◆ DATA SEGMENT ◆
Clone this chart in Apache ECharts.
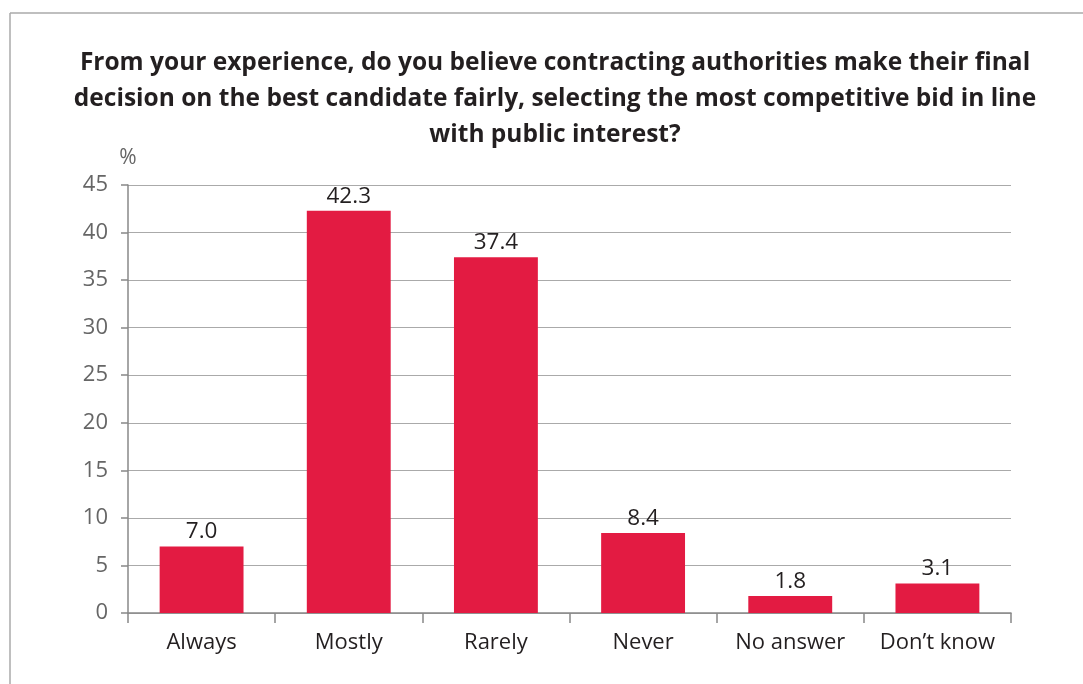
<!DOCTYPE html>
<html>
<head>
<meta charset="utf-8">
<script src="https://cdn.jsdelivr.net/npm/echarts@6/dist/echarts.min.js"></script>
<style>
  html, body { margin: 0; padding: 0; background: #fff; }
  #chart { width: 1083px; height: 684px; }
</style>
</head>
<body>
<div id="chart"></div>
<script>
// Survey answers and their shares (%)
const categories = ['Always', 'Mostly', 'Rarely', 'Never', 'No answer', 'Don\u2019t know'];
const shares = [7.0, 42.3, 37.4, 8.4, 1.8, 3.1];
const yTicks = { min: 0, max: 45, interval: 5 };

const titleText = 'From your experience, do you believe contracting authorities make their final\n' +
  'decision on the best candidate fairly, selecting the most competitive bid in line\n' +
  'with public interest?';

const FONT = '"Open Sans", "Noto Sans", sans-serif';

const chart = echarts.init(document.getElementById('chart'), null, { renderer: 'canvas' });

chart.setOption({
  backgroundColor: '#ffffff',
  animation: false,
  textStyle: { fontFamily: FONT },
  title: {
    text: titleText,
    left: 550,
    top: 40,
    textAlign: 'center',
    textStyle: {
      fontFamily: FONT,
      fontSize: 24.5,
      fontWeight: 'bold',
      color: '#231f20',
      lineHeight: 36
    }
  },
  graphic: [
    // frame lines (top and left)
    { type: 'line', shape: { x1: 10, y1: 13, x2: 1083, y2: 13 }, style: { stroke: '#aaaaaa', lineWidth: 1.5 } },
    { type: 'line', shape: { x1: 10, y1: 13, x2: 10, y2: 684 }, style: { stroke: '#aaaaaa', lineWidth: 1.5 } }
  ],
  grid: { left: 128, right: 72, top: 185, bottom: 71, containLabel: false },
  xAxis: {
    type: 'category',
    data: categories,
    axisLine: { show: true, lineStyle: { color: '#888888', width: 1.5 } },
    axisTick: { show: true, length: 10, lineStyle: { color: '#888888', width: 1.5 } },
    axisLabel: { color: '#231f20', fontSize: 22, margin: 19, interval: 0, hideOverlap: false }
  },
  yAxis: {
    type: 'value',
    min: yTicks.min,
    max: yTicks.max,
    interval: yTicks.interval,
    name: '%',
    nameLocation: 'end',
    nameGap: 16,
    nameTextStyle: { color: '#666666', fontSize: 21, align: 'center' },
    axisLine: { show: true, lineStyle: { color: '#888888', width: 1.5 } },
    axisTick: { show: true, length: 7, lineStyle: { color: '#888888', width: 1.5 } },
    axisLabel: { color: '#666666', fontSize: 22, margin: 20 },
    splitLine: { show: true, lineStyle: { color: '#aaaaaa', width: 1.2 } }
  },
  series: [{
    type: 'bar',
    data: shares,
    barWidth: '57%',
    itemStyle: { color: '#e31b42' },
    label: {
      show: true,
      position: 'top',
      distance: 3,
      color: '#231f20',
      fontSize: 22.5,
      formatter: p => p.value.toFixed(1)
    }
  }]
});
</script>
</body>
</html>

◆ EXERCISE ◆
Write out each line again precisely as it appears, skipping every picture.

◆ ANSWER IN FULL ◆
Clone this chart in Apache ECharts.
<!DOCTYPE html>
<html>
<head>
<meta charset="utf-8">
<script src="https://cdn.jsdelivr.net/npm/echarts@6/dist/echarts.min.js"></script>
<style>
  html, body { margin: 0; padding: 0; background: #fff; }
  #chart { width: 1083px; height: 684px; }
</style>
</head>
<body>
<div id="chart"></div>
<script>
// Survey answers and their shares (%)
const categories = ['Always', 'Mostly', 'Rarely', 'Never', 'No answer', 'Don\u2019t know'];
const shares = [7.0, 42.3, 37.4, 8.4, 1.8, 3.1];
const yTicks = { min: 0, max: 45, interval: 5 };

const titleText = 'From your experience, do you believe contracting authorities make their final\n' +
  'decision on the best candidate fairly, selecting the most competitive bid in line\n' +
  'with public interest?';

const FONT = '"Open Sans", "Noto Sans", sans-serif';

const chart = echarts.init(document.getElementById('chart'), null, { renderer: 'canvas' });

chart.setOption({
  backgroundColor: '#ffffff',
  animation: false,
  textStyle: { fontFamily: FONT },
  title: {
    text: titleText,
    left: 550,
    top: 40,
    textAlign: 'center',
    textStyle: {
      fontFamily: FONT,
      fontSize: 24.5,
      fontWeight: 'bold',
      color: '#231f20',
      lineHeight: 36
    }
  },
  graphic: [
    // frame lines (top and left)
    { type: 'line', shape: { x1: 10, y1: 13, x2: 1083, y2: 13 }, style: { stroke: '#aaaaaa', lineWidth: 1.5 } },
    { type: 'line', shape: { x1: 10, y1: 13, x2: 10, y2: 684 }, style: { stroke: '#aaaaaa', lineWidth: 1.5 } }
  ],
  grid: { left: 128, right: 72, top: 185, bottom: 71, containLabel: false },
  xAxis: {
    type: 'category',
    data: categories,
    axisLine: { show: true, lineStyle: { color: '#888888', width: 1.5 } },
    axisTick: { show: true, length: 10, lineStyle: { color: '#888888', width: 1.5 } },
    axisLabel: { color: '#231f20', fontSize: 22, margin: 19, interval: 0, hideOverlap: false }
  },
  yAxis: {
    type: 'value',
    min: yTicks.min,
    max: yTicks.max,
    interval: yTicks.interval,
    name: '%',
    nameLocation: 'end',
    nameGap: 16,
    nameTextStyle: { color: '#666666', fontSize: 21, align: 'center' },
    axisLine: { show: true, lineStyle: { color: '#888888', width: 1.5 } },
    axisTick: { show: true, length: 7, lineStyle: { color: '#888888', width: 1.5 } },
    axisLabel: { color: '#666666', fontSize: 22, margin: 20 },
    splitLine: { show: true, lineStyle: { color: '#aaaaaa', width: 1.2 } }
  },
  series: [{
    type: 'bar',
    data: shares,
    barWidth: '57%',
    itemStyle: { color: '#e31b42' },
    label: {
      show: true,
      position: 'top',
      distance: 3,
      color: '#231f20',
      fontSize: 22.5,
      formatter: p => p.value.toFixed(1)
    }
  }]
});
</script>
</body>
</html>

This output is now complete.